Firefox has two bars: one for search (the one you didn't use altough it was way more straightforward than clicking a bookmark) and the URL bar that works as a "I'm feeling lucky button", to go directly to something you already know (you are not _searching_, you are _finding_) as in "wiki tesla" if you want to go to Nikola Tesla's Wikipedia article.
That's a dealbreaker for me and something I can't get on Chrome because of its limited API.
if you prefer to have no search provider in Chrome, go into Wrench -> Options -> Basics -> Manage search engines. add a new search engine with any name and any keyword, then set the URL to "%s". it assumes http://, because if you aren't explicitly entering the protocol as well then you definitely mean http://, and if you are including the protocol then that bypasses the search handling anyway.
after mousing over the URL and clicking "Make default" you're done. the default google search doesn't bother me, but some people prefer the explicit separation of URLs and search queries.
if you want to do a search or an I'm Feeling Lucky query, just go back to those same search options and add single character keywords for them.
then ". wiki tesla" does what you described without requiring a second input field. if you do more of those types of queries than regular searches, you could make it the default so it doesn't require the leading keyword.
once a few good keyword characters are setup to speed up your common searches like dictionary/wiki article lookups, hn, reddit, etc the lack of a dedicated search field becomes a feature.
Well I actually didn't use the built in search as I couldn't be bothered changing it.
As I was focusing a lot of work at the time on SEO, when doing a search in Firefox around the start of version 3, it used to do a search on the US google which would show me incorrect results. Therefore I used a bookmark which took me to google.co.uk. Firefox then localised the search but I still used the bookmark.
It's all about habit, I'm in a habit now with Chrome and I don't regret it. I might get back on Firefox on version 306, in about a years time.
This remind me about SEO and Spain. Several spanish SEOs thought about this and started building landing pages to target future doodles. And this eventually killed links to search results in doodles in google.es ;) I'm not sure if the limit still aplies after Panda and if other country specific googles have the same regulations.
How much traffic being on a Google doodle gives to a page that is the first result on the result page that appears if a user clicks on the doodle logo. I would not have clicked through to any result.
When Google featured Alexander Calder in their logo a page from my blog happened to be the 10th result on the first page of results for the term Alexander Calder.
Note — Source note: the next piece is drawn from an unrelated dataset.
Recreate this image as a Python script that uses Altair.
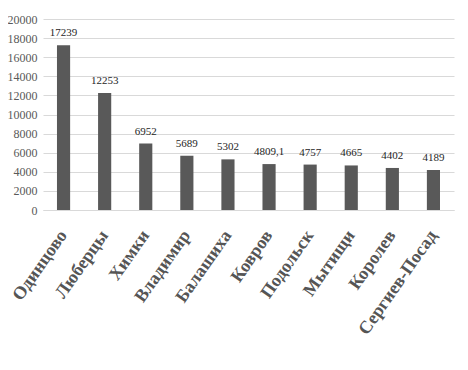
import altair as alt
import pandas as pd

cities = ["Одинцово", "Люберцы", "Химки", "Владимир", "Балашиха", "Ковров",
          "Подольск", "Мытищи", "Королев", "Сергиев-Посад"]
values = [17239, 12253, 6952, 5689, 5302, 4809.1, 4757, 4665, 4402, 4189]
labels = ["17239", "12253", "6952", "5689", "5302", "4809,1", "4757", "4665", "4402", "4189"]
y_ticks = [0, 2000, 4000, 6000, 8000, 10000, 12000, 14000, 16000, 18000, 20000]

df = pd.DataFrame({"city": cities, "value": values, "label": labels})

FONT = "Liberation Serif"

x = alt.X("city:N", sort=cities, title=None,
          scale=alt.Scale(paddingInner=0.68, paddingOuter=0.34),
          axis=alt.Axis(labelAngle=-55, labelAlign="right", labelBaseline="middle",
                        labelFont=FONT, labelFontSize=18, labelFontWeight="bold",
                        labelColor="#555555", ticks=False, labelPadding=22,
                        domainColor="#d9d9d9", labelOverlap=False, labelLimit=300))
y = alt.Y("value:Q", title=None,
          scale=alt.Scale(domain=[0, 20000], nice=False),
          axis=alt.Axis(values=y_ticks, format="d", labelFont=FONT,
                        labelFontSize=12, labelColor="#595959", ticks=False,
                        domain=False, gridColor="#d9d9d9", labelPadding=6,
                        labelOverlap=False, tickCount=11))

base = alt.Chart(df).encode(x=x, y=y)
bars = base.mark_bar(color="#595959")
text = base.mark_text(baseline="bottom", dy=-7, font=FONT, fontSize=11,
                      color="#262626").encode(text="label:N")

chart = alt.layer(bars, text).properties(
    width=411, height=191,
    autosize=alt.AutoSizeParams(type="none"),
    padding={"left": 35, "top": 11, "right": 6, "bottom": 150},
).configure_view(stroke=None)

chart.save("out.html", embed_options={"renderer": "svg", "actions": False})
I got over 6000 visits that day. Keep in mind that this was 6000 clicks on the 10th result on the search page. So I believe that the hits for the first two or three results must have been much exponentially higher.
Also interesting is that the blurb on the search result page was truncated before the important information I was looking for could be revealed. I wouldn't have clicked through to the Wikipedia page if the excerpt had ended a few words after "He is credited with discovering ..."
Doodle doesn't point directly to the wikipedia article. It only does search for the name. Wikipedia being the first result gets a lot of traffic but there obviously isn't 100% CTR.
It's been on my todo-list for a long time to make stats.grok.se into something more useful and present more info there - for example graphs over (longer) times. Also the design is a bit dated. :)
I do have about three years worth of Wikipedia article traffics stored, so I could do long term tracking and some interesting data mining, but I keep getting side tracked into other hobby projects.
You have a point there. That someone could possibly anticipate what Doodles are going to be used and SEO map their site to that.
It still isn't the kind of thing I personally am hoping to get at Hacker News.
It seems to me that more and more people are interested in shortcuts to success and praying to the Tech Religions than actually doing something themselves or sharing stuff that is really worthwhile.
http://i.imgur.com/HAyjo.png
It is hard to see from that screenshot, but on an average day we get 5-20k visitors. The day of the doodle we got 142k and sales/revenue spiked like crazy.